[Stored records]
◇ ◇ ◇ ◇ ◇

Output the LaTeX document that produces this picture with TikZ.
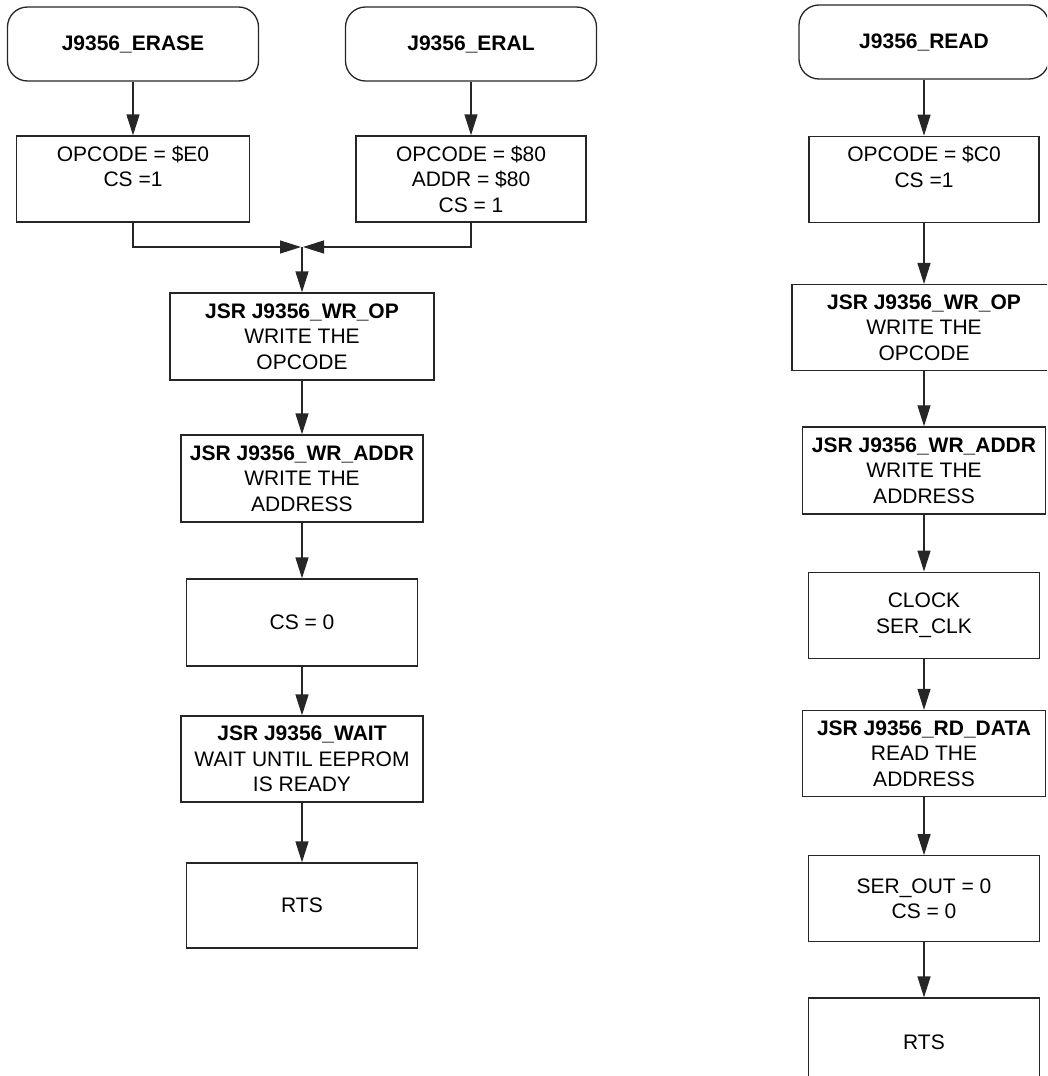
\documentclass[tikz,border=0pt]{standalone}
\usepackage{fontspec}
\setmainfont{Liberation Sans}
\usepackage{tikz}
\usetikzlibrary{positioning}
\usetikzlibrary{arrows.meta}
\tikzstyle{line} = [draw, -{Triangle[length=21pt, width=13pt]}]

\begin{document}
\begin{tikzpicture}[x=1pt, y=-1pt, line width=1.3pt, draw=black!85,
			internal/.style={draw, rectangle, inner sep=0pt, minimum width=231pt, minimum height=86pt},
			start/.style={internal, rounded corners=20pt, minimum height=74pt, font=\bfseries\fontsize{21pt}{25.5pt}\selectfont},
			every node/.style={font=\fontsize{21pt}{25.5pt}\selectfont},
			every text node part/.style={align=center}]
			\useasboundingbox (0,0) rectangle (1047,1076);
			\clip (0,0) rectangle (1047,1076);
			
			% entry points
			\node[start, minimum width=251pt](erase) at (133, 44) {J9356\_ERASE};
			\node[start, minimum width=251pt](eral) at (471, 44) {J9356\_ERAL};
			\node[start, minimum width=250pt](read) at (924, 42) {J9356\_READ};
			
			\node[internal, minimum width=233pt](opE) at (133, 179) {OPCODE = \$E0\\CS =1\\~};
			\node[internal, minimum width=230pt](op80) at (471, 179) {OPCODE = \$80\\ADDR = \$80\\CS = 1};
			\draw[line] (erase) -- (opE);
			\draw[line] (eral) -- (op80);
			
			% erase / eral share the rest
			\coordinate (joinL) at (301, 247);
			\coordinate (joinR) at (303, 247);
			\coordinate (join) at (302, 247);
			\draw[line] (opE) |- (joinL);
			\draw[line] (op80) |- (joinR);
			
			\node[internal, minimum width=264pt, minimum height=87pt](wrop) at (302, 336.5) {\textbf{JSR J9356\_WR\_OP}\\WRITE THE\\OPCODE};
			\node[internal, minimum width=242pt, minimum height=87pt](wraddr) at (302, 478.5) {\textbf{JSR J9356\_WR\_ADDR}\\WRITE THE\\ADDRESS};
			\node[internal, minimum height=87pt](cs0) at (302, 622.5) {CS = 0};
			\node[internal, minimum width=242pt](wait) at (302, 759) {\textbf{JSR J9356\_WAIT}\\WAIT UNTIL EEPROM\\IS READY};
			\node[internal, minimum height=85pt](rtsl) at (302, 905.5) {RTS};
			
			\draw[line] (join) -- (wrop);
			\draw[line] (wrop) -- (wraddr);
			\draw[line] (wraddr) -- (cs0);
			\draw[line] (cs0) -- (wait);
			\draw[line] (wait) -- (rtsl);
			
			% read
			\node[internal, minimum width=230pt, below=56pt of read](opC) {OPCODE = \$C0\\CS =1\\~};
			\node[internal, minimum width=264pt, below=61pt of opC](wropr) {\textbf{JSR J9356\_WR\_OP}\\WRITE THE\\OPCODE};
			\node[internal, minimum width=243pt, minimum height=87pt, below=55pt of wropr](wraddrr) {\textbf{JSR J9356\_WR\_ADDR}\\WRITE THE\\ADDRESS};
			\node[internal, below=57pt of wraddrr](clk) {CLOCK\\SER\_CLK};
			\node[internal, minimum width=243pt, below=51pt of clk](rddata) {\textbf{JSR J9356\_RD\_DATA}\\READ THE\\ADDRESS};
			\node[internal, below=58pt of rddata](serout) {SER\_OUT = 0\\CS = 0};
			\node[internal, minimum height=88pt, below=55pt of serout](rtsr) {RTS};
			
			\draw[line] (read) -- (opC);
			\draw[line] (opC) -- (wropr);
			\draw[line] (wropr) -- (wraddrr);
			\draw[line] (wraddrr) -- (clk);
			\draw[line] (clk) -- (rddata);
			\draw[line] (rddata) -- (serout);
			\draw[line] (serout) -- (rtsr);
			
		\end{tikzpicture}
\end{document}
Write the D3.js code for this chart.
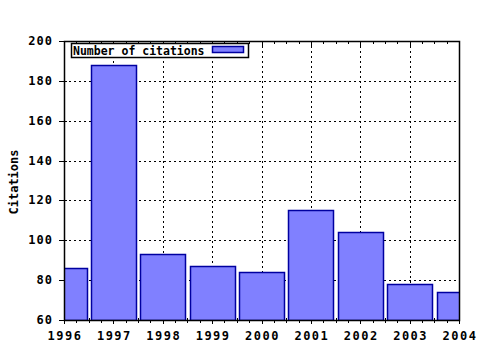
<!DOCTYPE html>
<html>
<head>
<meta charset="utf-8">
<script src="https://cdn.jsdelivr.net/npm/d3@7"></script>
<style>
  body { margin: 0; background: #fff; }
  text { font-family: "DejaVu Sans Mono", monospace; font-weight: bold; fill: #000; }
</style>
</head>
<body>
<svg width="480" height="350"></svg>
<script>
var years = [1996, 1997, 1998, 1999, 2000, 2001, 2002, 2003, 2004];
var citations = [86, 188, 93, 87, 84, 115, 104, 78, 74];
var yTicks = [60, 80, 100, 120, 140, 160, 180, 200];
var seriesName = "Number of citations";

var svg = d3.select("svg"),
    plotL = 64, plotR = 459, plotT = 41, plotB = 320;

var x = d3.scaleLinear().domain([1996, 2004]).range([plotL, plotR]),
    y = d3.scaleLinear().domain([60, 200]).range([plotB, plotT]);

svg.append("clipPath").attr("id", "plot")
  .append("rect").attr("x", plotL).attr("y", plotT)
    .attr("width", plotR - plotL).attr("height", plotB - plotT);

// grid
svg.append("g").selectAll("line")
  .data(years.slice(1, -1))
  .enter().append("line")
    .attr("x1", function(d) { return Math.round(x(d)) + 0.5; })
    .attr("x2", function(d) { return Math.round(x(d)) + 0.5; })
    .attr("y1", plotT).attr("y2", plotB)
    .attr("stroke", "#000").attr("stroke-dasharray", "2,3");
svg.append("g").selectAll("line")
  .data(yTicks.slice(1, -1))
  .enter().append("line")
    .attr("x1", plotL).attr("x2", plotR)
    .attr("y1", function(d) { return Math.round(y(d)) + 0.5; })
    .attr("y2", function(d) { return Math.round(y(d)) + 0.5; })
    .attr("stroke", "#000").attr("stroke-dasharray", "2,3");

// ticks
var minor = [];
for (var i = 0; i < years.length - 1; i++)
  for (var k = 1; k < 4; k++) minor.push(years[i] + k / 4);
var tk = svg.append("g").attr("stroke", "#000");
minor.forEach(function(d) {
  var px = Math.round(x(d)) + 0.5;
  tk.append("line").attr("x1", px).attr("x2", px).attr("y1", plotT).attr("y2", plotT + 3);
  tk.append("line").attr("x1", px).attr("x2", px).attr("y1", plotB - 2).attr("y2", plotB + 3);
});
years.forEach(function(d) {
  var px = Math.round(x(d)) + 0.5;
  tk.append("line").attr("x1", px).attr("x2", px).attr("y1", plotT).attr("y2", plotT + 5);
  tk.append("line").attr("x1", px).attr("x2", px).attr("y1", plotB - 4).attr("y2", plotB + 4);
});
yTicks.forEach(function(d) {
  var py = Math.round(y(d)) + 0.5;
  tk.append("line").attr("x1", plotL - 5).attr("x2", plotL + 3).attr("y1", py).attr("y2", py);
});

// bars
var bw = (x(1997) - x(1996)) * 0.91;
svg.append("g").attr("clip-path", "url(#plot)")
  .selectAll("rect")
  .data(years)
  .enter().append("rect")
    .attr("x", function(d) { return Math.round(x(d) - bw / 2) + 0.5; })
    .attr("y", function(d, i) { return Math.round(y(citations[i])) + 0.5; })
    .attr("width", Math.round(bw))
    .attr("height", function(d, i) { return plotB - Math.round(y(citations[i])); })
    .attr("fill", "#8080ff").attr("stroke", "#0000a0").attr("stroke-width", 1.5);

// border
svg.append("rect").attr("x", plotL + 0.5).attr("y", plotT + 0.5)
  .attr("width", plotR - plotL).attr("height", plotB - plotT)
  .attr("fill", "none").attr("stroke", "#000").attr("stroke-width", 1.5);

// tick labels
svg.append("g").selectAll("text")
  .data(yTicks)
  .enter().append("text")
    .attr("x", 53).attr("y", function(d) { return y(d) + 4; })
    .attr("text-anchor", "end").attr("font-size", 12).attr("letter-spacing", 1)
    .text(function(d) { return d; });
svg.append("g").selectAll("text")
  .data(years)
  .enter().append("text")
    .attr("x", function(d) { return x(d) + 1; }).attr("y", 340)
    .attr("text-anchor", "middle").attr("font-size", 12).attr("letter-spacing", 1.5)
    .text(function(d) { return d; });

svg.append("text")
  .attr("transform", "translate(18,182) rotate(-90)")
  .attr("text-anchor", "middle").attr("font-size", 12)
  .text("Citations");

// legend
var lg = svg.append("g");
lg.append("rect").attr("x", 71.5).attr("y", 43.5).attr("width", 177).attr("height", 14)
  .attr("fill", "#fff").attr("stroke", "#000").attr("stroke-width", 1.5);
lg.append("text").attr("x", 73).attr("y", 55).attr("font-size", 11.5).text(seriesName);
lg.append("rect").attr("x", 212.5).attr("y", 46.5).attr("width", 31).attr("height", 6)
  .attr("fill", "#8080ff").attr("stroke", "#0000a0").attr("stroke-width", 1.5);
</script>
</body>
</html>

◇ ◇ ◇ ◇ ◇

* _Requirement_:
Output exactly the lines above, from the line with "Write the D3.js code for this chart." to the line with "plotB - plotT);", both included; skip the pictures.

* _Output of the task_:
Write the D3.js code for this chart.
<!DOCTYPE html>
<html>
<head>
<meta charset="utf-8">
<script src="https://cdn.jsdelivr.net/npm/d3@7"></script>
<style>
  body { margin: 0; background: #fff; }
  text { font-family: "DejaVu Sans Mono", monospace; font-weight: bold; fill: #000; }
</style>
</head>
<body>
<svg width="480" height="350"></svg>
<script>
var years = [1996, 1997, 1998, 1999, 2000, 2001, 2002, 2003, 2004];
var citations = [86, 188, 93, 87, 84, 115, 104, 78, 74];
var yTicks = [60, 80, 100, 120, 140, 160, 180, 200];
var seriesName = "Number of citations";

var svg = d3.select("svg"),
    plotL = 64, plotR = 459, plotT = 41, plotB = 320;

var x = d3.scaleLinear().domain([1996, 2004]).range([plotL, plotR]),
    y = d3.scaleLinear().domain([60, 200]).range([plotB, plotT]);

svg.append("clipPath").attr("id", "plot")
  .append("rect").attr("x", plotL).attr("y", plotT)
    .attr("width", plotR - plotL).attr("height", plotB - plotT);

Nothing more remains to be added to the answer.